5.0 優美な音楽に、柔らかな陽の光に照らされながらゆっくりと散りゆく桜が、実に優しく幻想的で35年経っても決して色褪せない名作ですね。

2025年7月21日
iPhoneアプリから投稿
鑑賞方法:映画館

泣ける

幸せ

癒される

新文芸坐さんにて『中原俊の愛いとおしき作品たち』と題した特集上映にて『櫻の園』『12人の優しい日本人』の2作品連続上映。
上映後『櫻の園』には中原俊監督・中島ひろ子氏・梶原阿貴氏・シネマ・ボンクラージュ代表 藤井秀男氏、『12人の優しい日本人』には中原俊監督・相島一之氏・豊川悦司氏・藤井氏の豪華で貴重なトークイベントも実施。

『櫻の園』(1990年/96分)
『BANANA FISH』『ラヴァーズ・キス』『海街diary』の吉田秋生氏の原作漫画を脚本のじんのひろあきし氏が大胆にアレンジ。

毎年春の創立記念日にチェーホフの「桜の園」を上演することが伝統の女子高(桜華学園)演劇部員22名の当日朝8時から幕が開くまでのわずか2時間にフォーカスした群像劇。

特に映劇部3年の部長・志水由布子(演:中島ひろ子氏)、彼女がほのかに思いを寄せる倉田知世子(演:白島靖代氏)、そして志水に思いを寄せる杉山紀子(演:つみきみほ氏)の3人の恋愛までは至らない同性への憧れと友情に揺れる少女の心の機微が繊細に丁寧に描かれています。
男装の麗人を演じる白島靖代氏、つみきみほ氏の凛とした姿は宝塚を彷彿さえるほど美しく魅力的。

桜が咲き誇る中庭で思いを伝えた志水が倉田と一緒に記念写真を撮影、一枚一枚シャッターを押すたびに笑顔がこぼれ徐々に二人の距離が縮まる様を、杉山が切なく優しく見届けるシーンは何度観ても涙を誘います。

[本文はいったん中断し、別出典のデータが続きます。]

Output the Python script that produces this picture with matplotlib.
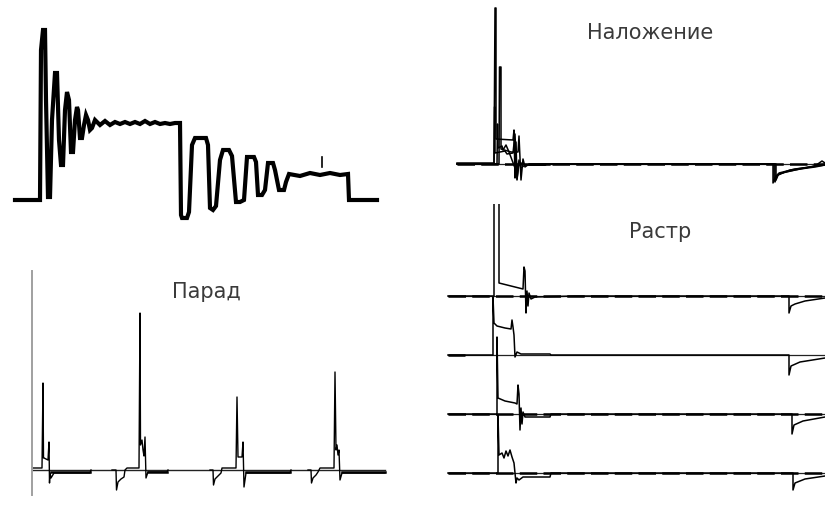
import matplotlib
matplotlib.use("Agg")
import matplotlib.pyplot as plt

# ---- data: time (px-like units) and level above baseline ----

# top-left: step response with ringing
step_t = [15, 40, 41, 43, 45, 46, 48, 50, 52, 55, 57, 59, 61, 63, 65, 67, 69, 71, 73, 75, 77, 78,
          80, 82, 84, 86, 88, 90, 92, 95,
          100, 105, 110, 115, 120, 125, 130, 135, 140, 145, 150, 155, 160, 165, 170, 175, 180,
          181, 182, 187, 189, 192, 195, 206, 208, 210, 213, 216, 220, 223, 229, 232, 236, 240, 244,
          247, 254, 256, 258, 262, 265, 268, 273, 275, 279, 284, 286, 289,
          300, 310, 320, 330, 340, 348, 349, 377]
step_lv = [0, 0, 150, 170, 170, 100, 3, 3, 80, 127, 127, 60, 35, 35, 90, 108, 100, 48, 48, 80, 93, 90,
           62, 62, 75, 85, 80, 70, 72, 80,
           75, 79, 75, 78, 76, 78, 76, 78, 76, 79, 76, 78, 76, 77, 76, 77, 77,
           -15, -18, -18, -12, 55, 62, 62, 55, -8, -10, -6, 40, 50, 50, 44, -2, -2, 0,
           43, 43, 38, 5, 5, 10, 37, 37, 30, 10, 10, 18, 26,
           24, 27, 25, 27, 25, 26, 0, 0]
glitch_t = [322, 322]
glitch_lv = [33, 43]

# top-right: overlay of four lines
nal_traces = [
    ([12, 49, 50, 51, 51, 68, 69, 70, 71, 72, 74, 80, 105, 106, 328, 328, 331, 340, 355, 370, 380],
     [1, 1, 156, 156, 25, 24, 34, -14, 8, -6, 2, -1, -1, 0, 0, -19, -12, -8, -5, -3, -1]),
    ([12, 49, 49.5, 50, 50, 60, 62, 68, 70, 72, 74, 76, 80, 100, 101, 329, 329, 332, 345, 365, 380],
     [0, 0, 57, 57, 11, 13, 10, 11, 30, -16, 4, -4, -1, -1, 0, 0, -17, -11, -6, -3, 0]),
    ([12, 54, 54.5, 56, 56, 66, 73, 74, 76, 78, 80, 84, 330, 330, 333, 350, 370, 377, 380],
     [0, 0, 97, 97, 15, 12, 12, 28, -16, 5, -3, 0, 0, -18, -10, -6, -2, 3, 1]),
    ([12, 52, 52.5, 53, 57, 58, 61, 64, 70, 71, 72, 74, 331, 331, 334, 350, 380],
     [0, 0, 40, 16, 18, 14, 19, 12, -4, 22, -15, 0, 0, -16, -9, -5, -1]),
]

# bottom-left: parade of four components
parad_traces = [
    ([0, 10, 11, 11.5, 12, 16, 17, 17.5, 18, 19, 22, 58, 59],
     [2, 2, 87, 12, 12, 10, 28, -13, -3, -8, -3, -3, 0]),
    ([80, 84, 84.5, 86, 89, 92, 93, 95, 107, 108, 108.5, 110, 111, 112, 113, 114, 116, 135, 136],
     [0, 0, -20, -12, -9, -7, 0, 2, 2, 157, 25, 30, 20, 14, 33, -8, -2, -2, 0]),
    ([178, 181, 181.5, 183, 186, 189, 190, 192, 204, 205, 206, 210, 211, 212, 214, 258, 259],
     [0, 0, -15, -9, -6, -3, 2, 2, 2, 73, 13, 13, 28, -17, -3, -3, 0]),
    ([276, 279, 279.5, 281, 284, 286, 288, 301, 302, 303, 304, 305, 306, 307, 308, 310, 353],
     [0, 0, -13, -8, -5, -2, 2, 2, 2, 98, 20, 25, 15, 20, -10, -3, -3]),
]
parad_tails = [(19, 58), (116, 135), (214, 258), (310, 353)]

# bottom-right: raster of four lines
rastr_rows = [0, -59, -118, -177]
rastr_traces = [
    ([3, 49, 49, 54, 54, 66, 78, 79, 80, 81, 82, 83, 84, 86, 90, 130, 344, 344, 346, 350, 360, 380],
     [0, 0, 200, 200, 13, 10, 7, 29, 25, -17, 5, -10, 3, -3, -1, 0, 0, -17, -10, -8, -5, -2]),
    ([3, 48, 48, 49, 52, 60, 66, 67, 68, 69, 70, 72, 76, 85, 105, 106, 344, 344, 346, 355, 380],
     [0, 0, 58, 32, 29, 27, 26, 35, 28, 20, -2, 3, 1, 1, 1, 0, 0, -20, -11, -7, -3]),
    ([3, 52, 52, 53, 60, 70, 72, 73, 74, 75, 76, 77, 78, 80, 85, 105, 106, 347, 347, 349, 358, 380],
     [0, 0, 77, 16, 13, 11, 10, 29, 20, -16, 6, -10, 2, -3, -3, -3, 0, 0, -20, -11, -7, -3]),
    ([3, 53, 53, 54, 57, 59, 61, 63, 65, 67, 69, 70, 71, 72, 74, 78, 105, 106, 348, 348, 350, 360, 380],
     [0, 0, 58, 18, 20, 15, 22, 17, 23, 16, 10, 0, -10, -5, -7, -4, -4, 0, 0, -17, -10, -6, -3]),
]
rastr_dash_end = [380, 20, 380, 380]

titles = ["Наложение", "Парад", "Растр"]

# ---- figure ----
W, H = 825, 505
fig = plt.figure(figsize=(8.25, 5.05), dpi=100)
fig.patch.set_facecolor("white")


def panel(x0, x1, y0, y1):
    ax = fig.add_axes([x0 / W, 1 - y1 / H, (x1 - x0) / W, (y1 - y0) / H])
    ax.set_axis_off()
    return ax


title_kw = dict(fontsize=15, color="#3a3a3a", family=["DejaVu Sans"],
                ha="center", va="center")
dash_style = (7, 2.5)

# top-left
ax1 = panel(0, 420, 0, 250)
ax1.set_xlim(0, 420)
ax1.set_ylim(-50, 200)
ax1.plot(step_t, step_lv, color="black", lw=3.0, solid_joinstyle="miter")
ax1.plot(glitch_t, glitch_lv, color="black", lw=1.2)

# top-right
ax2 = panel(445, 825, 0, 200)
ax2.set_xlim(0, 380)
ax2.set_ylim(-36, 164)
ax2.plot([12, 380], [0, 0], color="#222222", lw=0.9)
for t, lv in nal_traces:
    ax2.plot(t, lv, color="black", lw=1.1)
ax2.plot([12, 380], [0, 0], color="black", lw=1.8, dashes=dash_style)
ax2.text(205, 131, titles[0], **title_kw)

# bottom-left
ax3 = fig.add_axes([32 / W, 1 - 505 / H, 368 / W, 250 / H])
ax3.set_xlim(0, 368)
ax3.set_ylim(-35, 215)
for s in ["top", "right", "bottom"]:
    ax3.spines[s].set_visible(False)
ax3.spines["left"].set_bounds(-25, 199)
ax3.spines["left"].set_color("#a0a0a0")
ax3.spines["left"].set_linewidth(1.4)
ax3.set_xticks([])
ax3.set_yticks([])
ax3.patch.set_alpha(0)
ax3.plot([0, 353], [0, 0], color="#222222", lw=1.0)
for t, lv in parad_traces:
    ax3.plot(t, lv, color="black", lw=1.0)
for a, b in parad_tails:
    ax3.plot([a, b], [-2, -2], color="black", lw=1.8)
ax3.text(174, 178, titles[1], **title_kw)

# bottom-right
ax4 = panel(445, 825, 204, 505)
ax4.set_xlim(0, 380)
ax4.set_ylim(-209, 92)
for off, (t, lv), dend in zip(rastr_rows, rastr_traces, rastr_dash_end):
    ax4.plot([3, 380], [off, off], color="#222222", lw=0.9)
    ax4.plot(t, [v + off for v in lv], color="black", lw=1.1)
    ax4.plot([3, dend], [off, off], color="black", lw=1.8, dashes=dash_style)
ax4.text(215, 64, titles[2], **title_kw)

fig.savefig("out.png", dpi=100, facecolor="white")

公開当時まだBLや百合などのジャンルは確立されておらず、女子高だけを舞台にした映画自体もめずらしく意欲的な作品でしたね。

じんのひろあきし氏が登下校中の女子高生の会話を録音してまで書きあげた脚本、クランクインまで2カ月間リハーサルを行った22名の部員たちの会話や素振りはリアリティに富んで、一人ひとりの個性もはっきりと描き分けられています。
今回のトークで登壇した中島ひろ子氏・梶原阿貴氏もまるで実際の同級生だったような息の合った掛け合いでしたね。

音楽は太田胃散のCMで有名な「ショパンの主題による変奏曲」。
優美な音楽に、柔らかな陽の光に照らされながらゆっくりと散りゆく桜が、実に優しく幻想的で35年経っても決して色褪せない名作ですね。